①「源泉控除対象配偶者」、「同一生計配偶者」(例:妻が夫の扶養に入る)になるには、
妻の所得制限と、それから夫の所得制限もありますが、
「源泉控除対象配偶者」、「同一生計配偶者」の違いは、
夫の所得制限の金額が異なるという認識にてお間違いないでしょうか?
②計算に間に合うように提出依頼するようにしたいと思います。
③米森先生のおっしゃる通りだと思います。
弊社でも年収2000超がほぼ確定している者が複数います。
その社員は、年末調整対象外となるかと思いますので、確定申告で「徴収される」ことになるのでしょうか?
2000を超えない社員は、結果的に年間30000円の減税となるかと思いますが、
2000を超える社員は、月次減税の意味がない・・、かえって混乱させてしまうのでは・・そう思ってしまいます。

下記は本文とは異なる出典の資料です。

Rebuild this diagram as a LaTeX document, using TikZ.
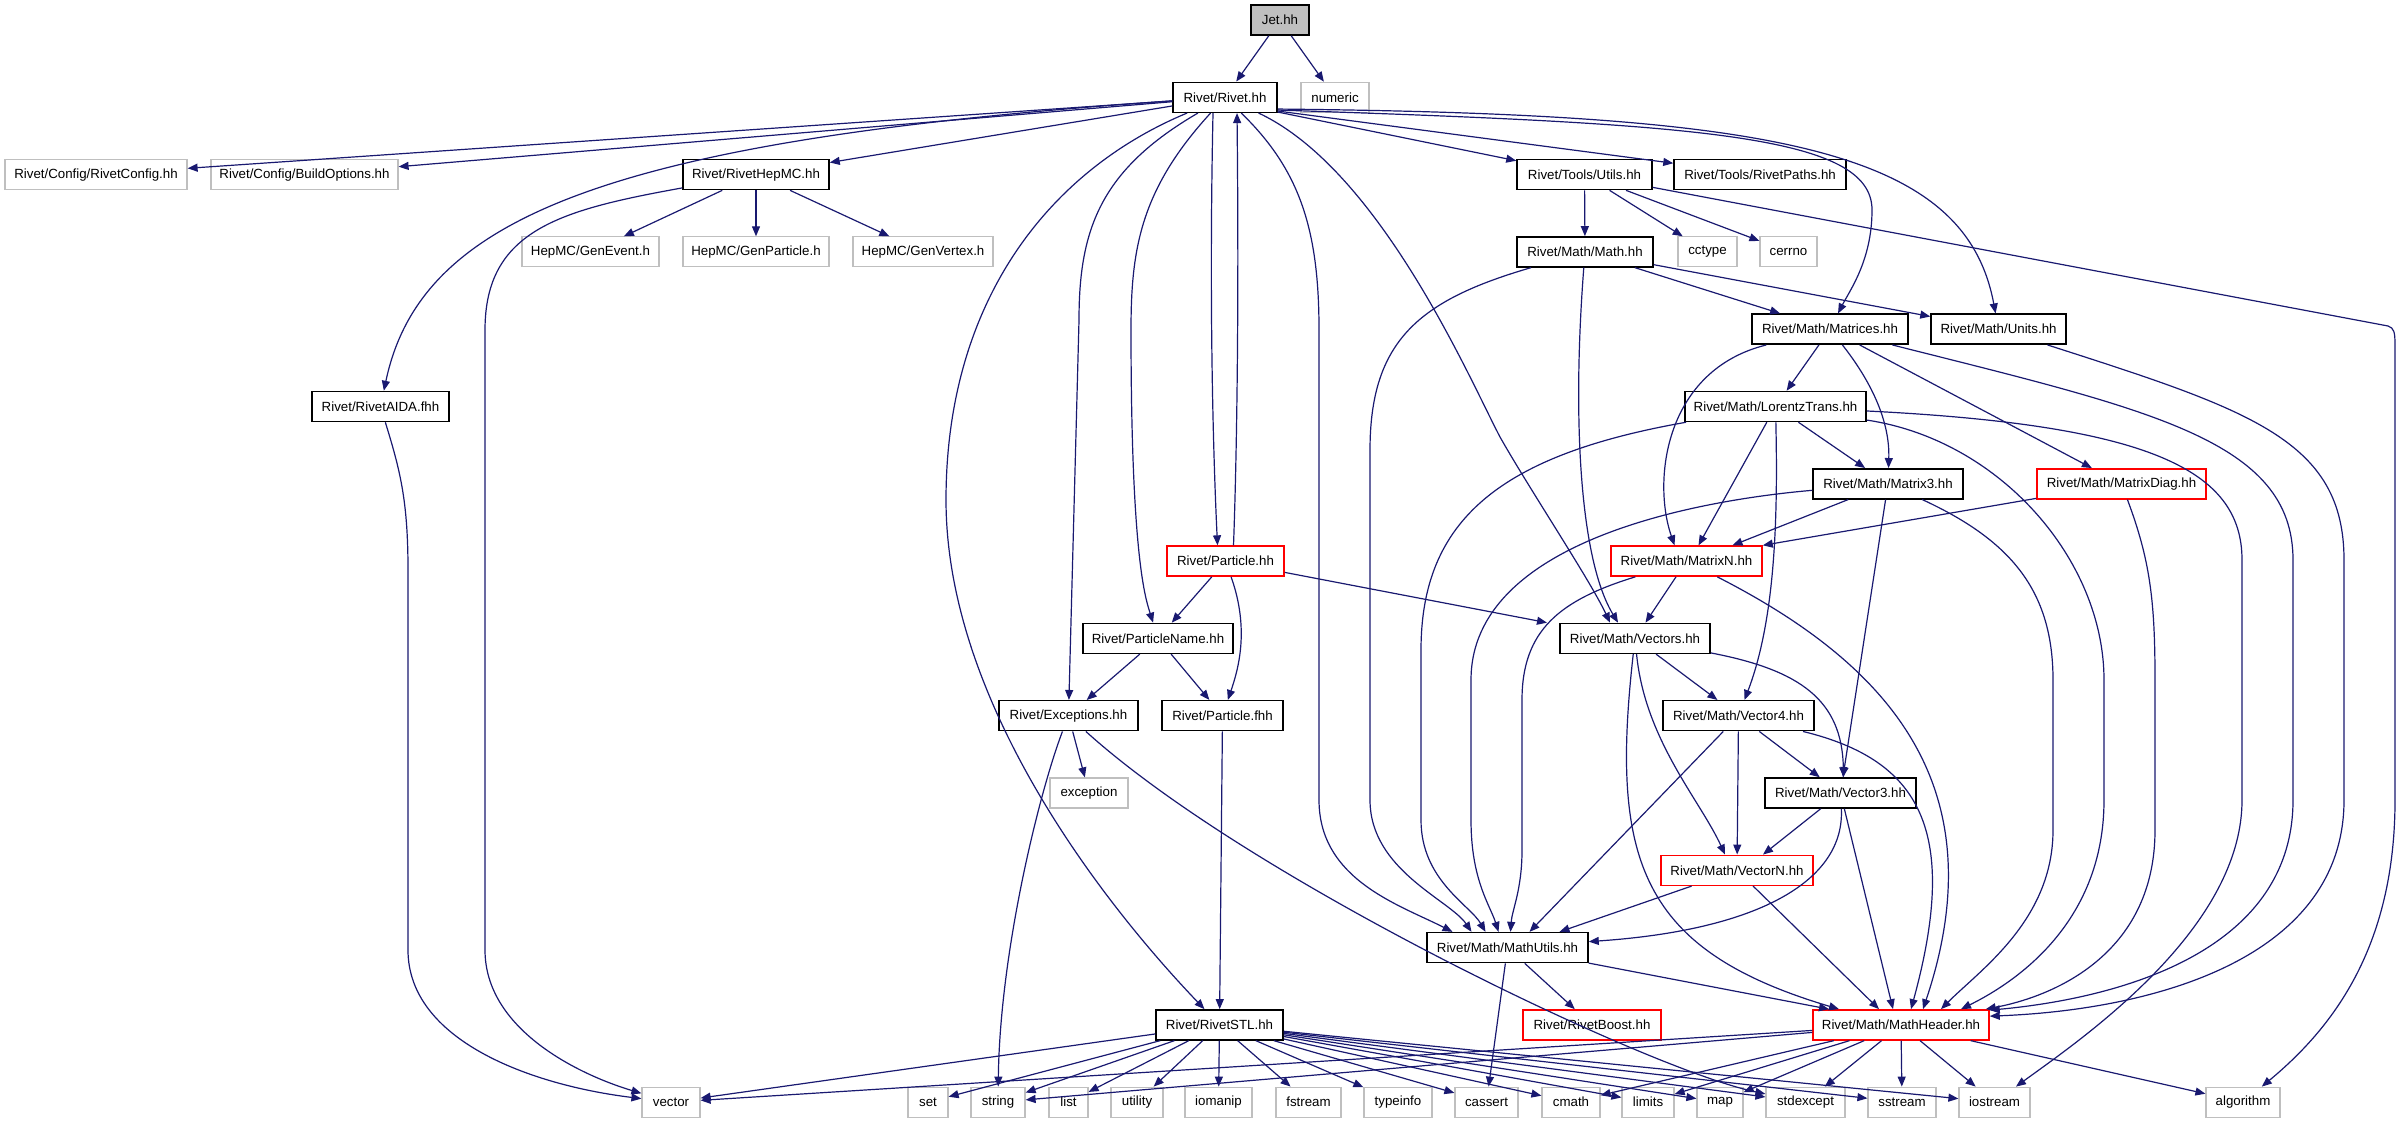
\documentclass[tikz,border=0pt]{standalone}
\usepackage{fontspec}
\setmainfont{Liberation Sans}
\usetikzlibrary{arrows.meta}
\definecolor{edgeblue}{HTML}{191970}
\definecolor{grayline}{HTML}{BFBFBF}
\definecolor{jetfill}{HTML}{BFBFBF}
\newcommand\mkbox[6]{\node[#1,minimum width=#2pt] (#3) at (#4,#5) {#6};}
\begin{document}
\begin{tikzpicture}[x=1pt,y=-1pt,
  box/.style={draw=black, line width=1.5pt, fill=white, minimum height=30pt, inner sep=0pt,
    font=\fontsize{13.3}{15}\selectfont, text=black},
  sys/.style={box, draw=grayline, line width=1.2pt},
  redbox/.style={box, draw=red},
  dep/.style={draw=edgeblue, line width=1.2pt, -{Triangle[length=10pt,width=8pt]}}]
\useasboundingbox (0,0) rectangle (2400,1123);
% nodes
\mkbox{box,fill=jetfill}{58}{jet}{1280}{20}{Jet.hh}
\mkbox{box}{104}{rivet}{1225}{97.3}{Rivet/Rivet.hh}
\mkbox{sys}{68}{numeric}{1335}{97.3}{numeric}
\mkbox{sys}{182}{config}{96}{174.6}{Rivet/Config/RivetConfig.hh}
\mkbox{sys}{187}{buildopt}{304.5}{174.6}{Rivet/Config/BuildOptions.hh}
\mkbox{box}{146}{hepmc}{756}{174.6}{Rivet/RivetHepMC.hh}
\mkbox{box}{135}{utils}{1584.5}{174.6}{Rivet/Tools/Utils.hh}
\mkbox{box}{172}{paths}{1760}{174.6}{Rivet/Tools/RivetPaths.hh}
\mkbox{sys}{137}{genevent}{590.5}{251.9}{HepMC/GenEvent.h}
\mkbox{sys}{146}{genparticle}{756}{251.9}{HepMC/GenParticle.h}
\mkbox{sys}{140}{genvertex}{923}{251.9}{HepMC/GenVertex.h}
\mkbox{box}{136}{math}{1585}{251.9}{Rivet/Math/Math.hh}
\mkbox{sys}{59}{cctype}{1707.5}{251.9}{cctype}
\mkbox{sys}{57}{cerrno}{1788.5}{251.9}{cerrno}
\mkbox{box}{156}{matrices}{1830}{329.2}{Rivet/Math/Matrices.hh}
\mkbox{box}{135}{units}{1998.5}{329.2}{Rivet/Math/Units.hh}
\mkbox{box}{137}{aida}{380.5}{406.5}{Rivet/RivetAIDA.fhh}
\mkbox{box}{181}{lorentz}{1775.5}{406.5}{Rivet/Math/LorentzTrans.hh}
\mkbox{box}{150}{matrixthree}{1888}{483.8}{Rivet/Math/Matrix3.hh}
\mkbox{redbox}{169}{matrixdiag}{2121.5}{483.8}{Rivet/Math/MatrixDiag.hh}
\mkbox{redbox}{117}{particle}{1225.5}{561.1}{Rivet/Particle.hh}
\mkbox{redbox}{151}{matrixn}{1686.5}{561.1}{Rivet/Math/MatrixN.hh}
\mkbox{box}{150}{pname}{1158}{638.4}{Rivet/ParticleName.hh}
\mkbox{box}{150}{vectors}{1635}{638.4}{Rivet/Math/Vectors.hh}
\mkbox{box}{139}{exceptions}{1068.5}{715.7}{Rivet/Exceptions.hh}
\mkbox{box}{121}{pfhh}{1222.5}{715.7}{Rivet/Particle.fhh}
\mkbox{box}{151}{vfour}{1738.5}{715.7}{Rivet/Math/Vector4.hh}
\mkbox{sys}{78}{exception}{1089}{793}{exception}
\mkbox{box}{151}{vthree}{1840.5}{793}{Rivet/Math/Vector3.hh}
\mkbox{redbox}{152}{vecn}{1737}{870.3}{Rivet/Math/VectorN.hh}
\mkbox{box}{161}{mathutils}{1507.5}{947.6}{Rivet/Math/MathUtils.hh}
\mkbox{box}{127}{stl}{1219.5}{1024.9}{Rivet/RivetSTL.hh}
\mkbox{redbox}{138}{boost}{1592}{1024.9}{Rivet/RivetBoost.hh}
\mkbox{redbox}{176}{mheader}{1901}{1024.9}{Rivet/Math/MathHeader.hh}
\mkbox{sys}{58}{vector}{671}{1102.2}{vector}
\mkbox{sys}{40}{set}{928}{1102.2}{set}
\mkbox{sys}{54}{string}{998}{1102.2}{string}
\mkbox{sys}{39}{list}{1068.5}{1102.2}{list}
\mkbox{sys}{52}{utility}{1137}{1102.2}{utility}
\mkbox{sys}{67}{iomanip}{1218.5}{1102.2}{iomanip}
\mkbox{sys}{65}{fstream}{1308.5}{1102.2}{fstream}
\mkbox{sys}{68}{typeinfo}{1398}{1102.2}{typeinfo}
\mkbox{sys}{63}{cassert}{1486.5}{1102.2}{cassert}
\mkbox{sys}{58}{cmath}{1571}{1102.2}{cmath}
\mkbox{sys}{52}{limits}{1648}{1102.2}{limits}
\mkbox{sys}{46}{map}{1720}{1102.2}{map}
\mkbox{sys}{79}{stdexcept}{1805.5}{1102.2}{stdexcept}
\mkbox{sys}{68}{sstream}{1902}{1102.2}{sstream}
\mkbox{sys}{71}{iostream}{1994.5}{1102.2}{iostream}
\mkbox{sys}{74}{algorithm}{2243}{1102.2}{algorithm}
% edges
\draw[dep] (jet) -- (rivet);
\draw[dep] (jet) -- (numeric);
\draw[dep] (rivet) -- (config);
\draw[dep] (rivet) -- (buildopt);
\draw[dep] (rivet) -- (hepmc);
\draw[dep] ([yshift=1pt]rivet.south east) -- (utils);
\draw[dep] ([yshift=2pt]rivet.south east) -- (paths);
\draw[dep] ([yshift=3pt]rivet.south east) .. controls (1700,124) and (1872,135) .. (1872,210) .. controls (1872,260) and (1850,290) .. (matrices);
\draw[dep] ([yshift=4pt]rivet.south east) .. controls (1780,114) and (1965,150) .. (units);
\draw[dep] (rivet) .. controls (600,140) and (420,220) .. (aida);
\draw[dep] (rivet) .. controls (1050,170) and (946,300) .. (946,500) .. controls (946,700) and (1100,900) .. (stl);
\draw[dep] (rivet) .. controls (1100,170) and (1079,230) .. (1079,320) -- (exceptions);
\draw[dep] (rivet) .. controls (1140,190) and (1131,250) .. (1131,330) .. controls (1131,560) and (1146,600) .. (pname);
\draw[dep] ([xshift=-12pt]rivet.south) .. controls (1209,300) and (1213,450) .. ([xshift=-8pt]particle.north);
\draw[dep] ([xshift=8pt]particle.north) .. controls (1237,450) and (1239,300) .. ([xshift=12pt]rivet.south);
\draw[dep] (rivet) .. controls (1300,170) and (1319,230) .. (1319,330) -- (1319,800) .. controls (1319,880) and (1400,905) .. ([xshift=-55pt]mathutils.north);
\draw[dep] (rivet) .. controls (1380,170) and (1470,380) .. (1500,437) .. controls (1530,490) and (1590,580) .. ([xshift=-25pt]vectors.north);
\draw[dep] (math) .. controls (1572,420) and (1580,560) .. ([xshift=-17pt]vectors.north);
\draw[dep] (particle) -- (pname);
\draw[dep] (particle) .. controls (1250,630) and (1238,670) .. (pfhh);
\draw[dep] (particle) -- ([xshift=-88pt]vectors.north);
\draw[dep] (pname) -- (exceptions);
\draw[dep] (pname) -- (pfhh);
\draw[dep] (exceptions) -- (exception);
\draw[dep] (exceptions) .. controls (1040,790) and (1000,950) .. (string);
\draw[dep] (exceptions) .. controls (1250,880) and (1650,1070) .. (stdexcept);
\draw[dep] (pfhh) -- (stl);
\draw[dep] (hepmc) -- (genevent);
\draw[dep] (hepmc) -- (genparticle);
\draw[dep] (hepmc) -- (genvertex);
\draw[dep] (hepmc) .. controls (560,210) and (485,230) .. (485,330) -- (485,950) .. controls (485,1030) and (580,1075) .. (vector);
\draw[dep] (aida) .. controls (400,470) and (408,500) .. (408,570) -- (408,950) .. controls (408,1040) and (530,1085) .. (vector);
\draw[dep] (utils) -- (math);
\draw[dep] (utils) -- (cctype);
\draw[dep] (utils) -- (cerrno);
\draw[dep] (utils) -- (2388,326) .. controls (2394,328) and (2395,332) .. (2395,345) -- (2395,800) .. controls (2395,950) and (2330,1030) .. (algorithm);
\draw[dep] (math) -- (matrices);
\draw[dep] (math) -- (units);
\draw[dep] (math) .. controls (1420,300) and (1370,340) .. (1370,450) -- (1370,800) .. controls (1370,870) and (1450,900) .. ([xshift=-36pt]mathutils.north);
\draw[dep] (matrices) .. controls (1665,370) and (1652,480) .. ([xshift=-12pt]matrixn.north);
\draw[dep] (matrices) -- (lorentz);
\draw[dep] (matrices) .. controls (1870,380) and (1890,420) .. (matrixthree);
\draw[dep] (matrices) -- (matrixdiag);
\draw[dep] (matrices) .. controls (2150,410) and (2293,440) .. (2293,560) -- (2293,800) .. controls (2293,960) and (2100,1000) .. ([yshift=-1pt]mheader.north east);
\draw[dep] (units) .. controls (2250,410) and (2344,440) .. (2344,560) -- (2344,800) .. controls (2344,960) and (2150,1010) .. ([yshift=-7pt]mheader.north east);
\draw[dep] (lorentz) .. controls (1500,455) and (1421,520) .. (1421,650) -- (1421,820) .. controls (1421,880) and (1470,905) .. ([xshift=-22pt]mathutils.north);
\draw[dep] (lorentz) -- ([xshift=12pt]matrixn.north);
\draw[dep] (lorentz) .. controls (1778,520) and (1775,620) .. ([xshift=6pt]vfour.north);
\draw[dep] (lorentz) -- (matrixthree);
\draw[dep] (lorentz) .. controls (2000,440) and (2104,560) .. (2104,680) -- (2104,800) .. controls (2104,920) and (2020,980) .. ([xshift=60pt]mheader.north);
\draw[dep] (lorentz) .. controls (2150,425) and (2242,470) .. (2242,560) -- (2242,800) .. controls (2242,930) and (2080,1040) .. (iostream);
\draw[dep] (matrixthree) .. controls (1700,500) and (1471,540) .. (1471,680) -- (1471,820) .. controls (1471,880) and (1490,905) .. ([xshift=-9pt]mathutils.north);
\draw[dep] (matrixthree) -- ([xshift=46pt]matrixn.north);
\draw[dep] (matrixthree) -- (vthree);
\draw[dep] (matrixthree) .. controls (2010,540) and (2053,590) .. (2053,680) -- (2053,830) .. controls (2053,920) and (1980,970) .. ([xshift=40pt]mheader.north);
\draw[dep] (matrixdiag) -- (matrixn.north east);
\draw[dep] (matrixdiag) .. controls (2150,560) and (2155,600) .. (2155,680) -- (2155,830) .. controls (2155,950) and (2060,995) .. ([xshift=-4pt]mheader.north east);
\draw[dep] (matrixn) .. controls (1560,600) and (1522,630) .. (1522,700) -- (1522,850) .. controls (1522,890) and (1512,910) .. ([xshift=3pt]mathutils.north);
\draw[dep] (matrixn) -- (vectors);
\draw[dep] (matrixn) .. controls (1880,660) and (2000,780) .. ([xshift=22pt]mheader.north);
\draw[dep] (vectors) -- (vfour);
\draw[dep] (vectors) .. controls (1645,740) and (1700,800) .. ([xshift=-12pt]vecn.north);
\draw[dep] (vectors) .. controls (1800,670) and (1842,700) .. ([xshift=3pt]vthree.north);
\draw[dep] (vectors) .. controls (1610,860) and (1640,950) .. ([xshift=-62pt]mheader.north);
\draw[dep] (vfour) -- ([xshift=22pt]mathutils.north);
\draw[dep] (vfour) -- (vecn);
\draw[dep] (vfour) -- (vthree);
\draw[dep] (vfour) .. controls (1920,760) and (1960,830) .. ([xshift=10pt]mheader.north);
\draw[dep] (vthree) -- ([xshift=26pt]vecn.north);
\draw[dep] (vthree) .. controls (1845,880) and (1760,930) .. ([yshift=6pt]mathutils.east);
\draw[dep] (vthree) -- ([xshift=-8pt]mheader.north);
\draw[dep] (vecn) -- ([xshift=52pt]mathutils.north);
\draw[dep] (vecn) -- ([xshift=-22pt]mheader.north);
\draw[dep] (mathutils) -- (cassert);
\draw[dep] (mathutils) -- (boost);
\draw[dep] (mathutils) -- ([xshift=-72pt]mheader.north);
\foreach \t in {vector,set,string,list,utility,iomanip,fstream,typeinfo,cassert,cmath,limits,map,stdexcept,sstream,iostream}
  \draw[dep] (stl) -- (\t);
\foreach \t in {vector,string,cmath,limits,map,stdexcept,sstream,iostream,algorithm}
  \draw[dep] (mheader) -- (\t);
\end{tikzpicture}
\end{document}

① ご主人の所得制限の金額だけではなく、配偶者の合計所得金額の違いもあります。
源泉控除対象配偶者は、配偶者が「合計所得金額48万円超」であっても、「配偶者特別控除」の対象となる場合は、所得者の合計所得金額によっては該当する可能性があります。
しかし、同一生計配偶者は、「合計所得金額48万円以下」でないと該当しません。
そこで、「扶養控除等申告書」に記載された配偶者の方の「合計所得金額」にも注意する必要があります。
「定額減税のしかた」のP4の図が、定額減税対象となる「同一生計配偶者」をイメージしやすいと思います。
https://www.nta.go.jp/publication/pamph/gensen/0023012-317.pdf
② 大変ですが、頑張ってください
③ 弊社でも年収2000超がほぼ確定している者が複数います。
その社員は、年末調整対象外となるかと思いますので、確定申告で「徴収される」ことになるのでしょうか?
⇒ そのとおりです。
Q&Aにもそのように記載があります。
制度(法律)を作った人は、「基準日在職者」に対して一律に「月次減税」したほうが簡便であると考えたのでしょうが、かえって混乱のもとになったように思います。
(正直、こんなに「手間」を掛けさせるなら「給付金」にして欲しかったと思います)
米森先生
お世話になっております。
早速のご返信ありがとうございます。
① 夫のみではなく、妻の所得制限もある旨、ご指導ありがとうございます。
注意致します。
③ 米森先生のおっしゃる通りです。
対策を講じるのであれば「給付金」の方がよかったのではと思います。
誰のための税制改正なのかと思ってしまいます。
・米森先生すみません、続けて大変申し訳ないのですが、
今回、6月の賞与・給与計算にあたっては、「6/1時点での税扶養家族状況」により計算を致しますが、
「申告を忘れてしまった」、「申告を誤ってしまった」、「6/2以降に税扶養家族に異動があった」などという場合には、
「月次減税」ではなく、「年調減税」で精算されるため、年間通して考えると、結果的には変わらない認識にてお間違いないでしょうか??

>年間通して考えると、結果的には変わらない認識にてお間違いないでしょうか??
⇒ そのご認識で間違いありません。
「給付金」ですと「減税」とは言えないためにこんな制度になったように思います。
大変でしょうが頑張ってください。
米森先生
お世話になっております。
ご返信ありがとうございます。
詳細なご指導大変たすかりました。

少しでもお役に立てましたら幸いです
本投稿は、2024年05月30日 08時27分公開時点の情報です。 投稿内容については、ご自身の責任のもと適法性・有用性を考慮してご利用いただくようお願いいたします。